**What the task asks:** Can the data below be echoed back word for word?

**Given information:**
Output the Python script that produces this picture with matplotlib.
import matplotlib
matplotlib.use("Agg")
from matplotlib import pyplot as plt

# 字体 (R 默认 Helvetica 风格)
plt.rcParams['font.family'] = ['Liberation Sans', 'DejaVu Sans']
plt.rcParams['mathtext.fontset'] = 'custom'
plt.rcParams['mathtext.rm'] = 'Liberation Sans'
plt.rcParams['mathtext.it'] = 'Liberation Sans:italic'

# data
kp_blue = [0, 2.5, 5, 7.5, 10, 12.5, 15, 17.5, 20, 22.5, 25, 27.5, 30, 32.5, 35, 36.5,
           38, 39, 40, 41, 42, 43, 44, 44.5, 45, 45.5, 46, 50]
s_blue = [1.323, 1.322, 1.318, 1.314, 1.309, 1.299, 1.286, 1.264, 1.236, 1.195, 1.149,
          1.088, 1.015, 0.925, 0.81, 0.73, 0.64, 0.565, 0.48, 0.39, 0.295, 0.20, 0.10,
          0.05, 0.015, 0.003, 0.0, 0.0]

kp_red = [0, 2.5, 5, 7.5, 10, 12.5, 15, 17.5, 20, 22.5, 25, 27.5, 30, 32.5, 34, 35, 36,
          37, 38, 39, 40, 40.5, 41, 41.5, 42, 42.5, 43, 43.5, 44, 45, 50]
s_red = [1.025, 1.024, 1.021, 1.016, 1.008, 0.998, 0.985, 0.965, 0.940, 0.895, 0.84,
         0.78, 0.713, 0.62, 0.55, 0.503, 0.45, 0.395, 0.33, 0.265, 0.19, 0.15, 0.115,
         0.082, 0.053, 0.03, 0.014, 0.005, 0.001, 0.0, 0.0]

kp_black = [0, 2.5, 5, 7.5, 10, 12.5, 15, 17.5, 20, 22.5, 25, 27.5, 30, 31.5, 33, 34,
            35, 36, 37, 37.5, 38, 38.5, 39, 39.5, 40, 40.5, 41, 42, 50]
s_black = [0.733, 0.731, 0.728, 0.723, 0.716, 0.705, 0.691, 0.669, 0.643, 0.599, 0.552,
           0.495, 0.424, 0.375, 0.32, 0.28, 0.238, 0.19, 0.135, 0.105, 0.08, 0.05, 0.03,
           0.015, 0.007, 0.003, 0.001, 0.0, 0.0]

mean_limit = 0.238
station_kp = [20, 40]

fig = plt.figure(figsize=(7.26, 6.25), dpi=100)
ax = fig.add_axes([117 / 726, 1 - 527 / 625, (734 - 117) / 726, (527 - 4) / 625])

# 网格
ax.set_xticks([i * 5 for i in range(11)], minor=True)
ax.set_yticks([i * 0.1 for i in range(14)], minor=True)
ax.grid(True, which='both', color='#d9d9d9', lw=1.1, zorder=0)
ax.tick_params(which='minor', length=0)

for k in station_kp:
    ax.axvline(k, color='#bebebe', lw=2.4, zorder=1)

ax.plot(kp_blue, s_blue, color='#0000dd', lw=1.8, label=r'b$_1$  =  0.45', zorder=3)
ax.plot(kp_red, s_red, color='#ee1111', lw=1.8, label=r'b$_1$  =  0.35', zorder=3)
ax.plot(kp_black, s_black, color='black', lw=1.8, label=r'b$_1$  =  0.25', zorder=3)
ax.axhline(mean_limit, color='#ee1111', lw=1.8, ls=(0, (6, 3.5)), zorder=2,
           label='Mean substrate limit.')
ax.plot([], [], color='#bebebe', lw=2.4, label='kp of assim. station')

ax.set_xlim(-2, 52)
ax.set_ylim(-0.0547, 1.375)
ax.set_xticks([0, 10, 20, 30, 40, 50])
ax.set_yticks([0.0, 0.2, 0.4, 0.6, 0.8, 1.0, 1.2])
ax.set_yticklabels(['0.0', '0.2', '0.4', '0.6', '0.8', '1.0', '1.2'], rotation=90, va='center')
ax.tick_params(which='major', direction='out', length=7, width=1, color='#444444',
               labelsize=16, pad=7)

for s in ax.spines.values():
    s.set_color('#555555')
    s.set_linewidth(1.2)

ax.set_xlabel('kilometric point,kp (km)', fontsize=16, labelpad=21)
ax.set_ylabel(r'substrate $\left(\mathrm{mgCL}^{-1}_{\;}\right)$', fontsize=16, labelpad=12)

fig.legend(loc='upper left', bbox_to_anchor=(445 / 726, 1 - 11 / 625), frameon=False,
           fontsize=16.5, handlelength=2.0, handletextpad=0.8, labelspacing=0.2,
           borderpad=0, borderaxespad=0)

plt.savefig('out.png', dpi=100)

**Result of the task:**
Output the Python script that produces this picture with matplotlib.
import matplotlib
matplotlib.use("Agg")
from matplotlib import pyplot as plt

# 字体 (R 默认 Helvetica 风格)
plt.rcParams['font.family'] = ['Liberation Sans', 'DejaVu Sans']
plt.rcParams['mathtext.fontset'] = 'custom'
plt.rcParams['mathtext.rm'] = 'Liberation Sans'
plt.rcParams['mathtext.it'] = 'Liberation Sans:italic'

# data
kp_blue = [0, 2.5, 5, 7.5, 10, 12.5, 15, 17.5, 20, 22.5, 25, 27.5, 30, 32.5, 35, 36.5,
           38, 39, 40, 41, 42, 43, 44, 44.5, 45, 45.5, 46, 50]
s_blue = [1.323, 1.322, 1.318, 1.314, 1.309, 1.299, 1.286, 1.264, 1.236, 1.195, 1.149,
          1.088, 1.015, 0.925, 0.81, 0.73, 0.64, 0.565, 0.48, 0.39, 0.295, 0.20, 0.10,
          0.05, 0.015, 0.003, 0.0, 0.0]

kp_red = [0, 2.5, 5, 7.5, 10, 12.5, 15, 17.5, 20, 22.5, 25, 27.5, 30, 32.5, 34, 35, 36,
          37, 38, 39, 40, 40.5, 41, 41.5, 42, 42.5, 43, 43.5, 44, 45, 50]
s_red = [1.025, 1.024, 1.021, 1.016, 1.008, 0.998, 0.985, 0.965, 0.940, 0.895, 0.84,
         0.78, 0.713, 0.62, 0.55, 0.503, 0.45, 0.395, 0.33, 0.265, 0.19, 0.15, 0.115,
         0.082, 0.053, 0.03, 0.014, 0.005, 0.001, 0.0, 0.0]

kp_black = [0, 2.5, 5, 7.5, 10, 12.5, 15, 17.5, 20, 22.5, 25, 27.5, 30, 31.5, 33, 34,
            35, 36, 37, 37.5, 38, 38.5, 39, 39.5, 40, 40.5, 41, 42, 50]
s_black = [0.733, 0.731, 0.728, 0.723, 0.716, 0.705, 0.691, 0.669, 0.643, 0.599, 0.552,
           0.495, 0.424, 0.375, 0.32, 0.28, 0.238, 0.19, 0.135, 0.105, 0.08, 0.05, 0.03,
           0.015, 0.007, 0.003, 0.001, 0.0, 0.0]

mean_limit = 0.238
station_kp = [20, 40]

fig = plt.figure(figsize=(7.26, 6.25), dpi=100)
ax = fig.add_axes([117 / 726, 1 - 527 / 625, (734 - 117) / 726, (527 - 4) / 625])

# 网格
ax.set_xticks([i * 5 for i in range(11)], minor=True)
ax.set_yticks([i * 0.1 for i in range(14)], minor=True)
ax.grid(True, which='both', color='#d9d9d9', lw=1.1, zorder=0)
ax.tick_params(which='minor', length=0)

for k in station_kp:
    ax.axvline(k, color='#bebebe', lw=2.4, zorder=1)

ax.plot(kp_blue, s_blue, color='#0000dd', lw=1.8, label=r'b$_1$  =  0.45', zorder=3)
ax.plot(kp_red, s_red, color='#ee1111', lw=1.8, label=r'b$_1$  =  0.35', zorder=3)
ax.plot(kp_black, s_black, color='black', lw=1.8, label=r'b$_1$  =  0.25', zorder=3)
ax.axhline(mean_limit, color='#ee1111', lw=1.8, ls=(0, (6, 3.5)), zorder=2,
           label='Mean substrate limit.')
ax.plot([], [], color='#bebebe', lw=2.4, label='kp of assim. station')

ax.set_xlim(-2, 52)
ax.set_ylim(-0.0547, 1.375)
ax.set_xticks([0, 10, 20, 30, 40, 50])
ax.set_yticks([0.0, 0.2, 0.4, 0.6, 0.8, 1.0, 1.2])
ax.set_yticklabels(['0.0', '0.2', '0.4', '0.6', '0.8', '1.0', '1.2'], rotation=90, va='center')
ax.tick_params(which='major', direction='out', length=7, width=1, color='#444444',
               labelsize=16, pad=7)

for s in ax.spines.values():
    s.set_color('#555555')
    s.set_linewidth(1.2)

ax.set_xlabel('kilometric point,kp (km)', fontsize=16, labelpad=21)
ax.set_ylabel(r'substrate $\left(\mathrm{mgCL}^{-1}_{\;}\right)$', fontsize=16, labelpad=12)

fig.legend(loc='upper left', bbox_to_anchor=(445 / 726, 1 - 11 / 625), frameon=False,
           fontsize=16.5, handlelength=2.0, handletextpad=0.8, labelspacing=0.2,
           borderpad=0, borderaxespad=0)

plt.savefig('out.png', dpi=100)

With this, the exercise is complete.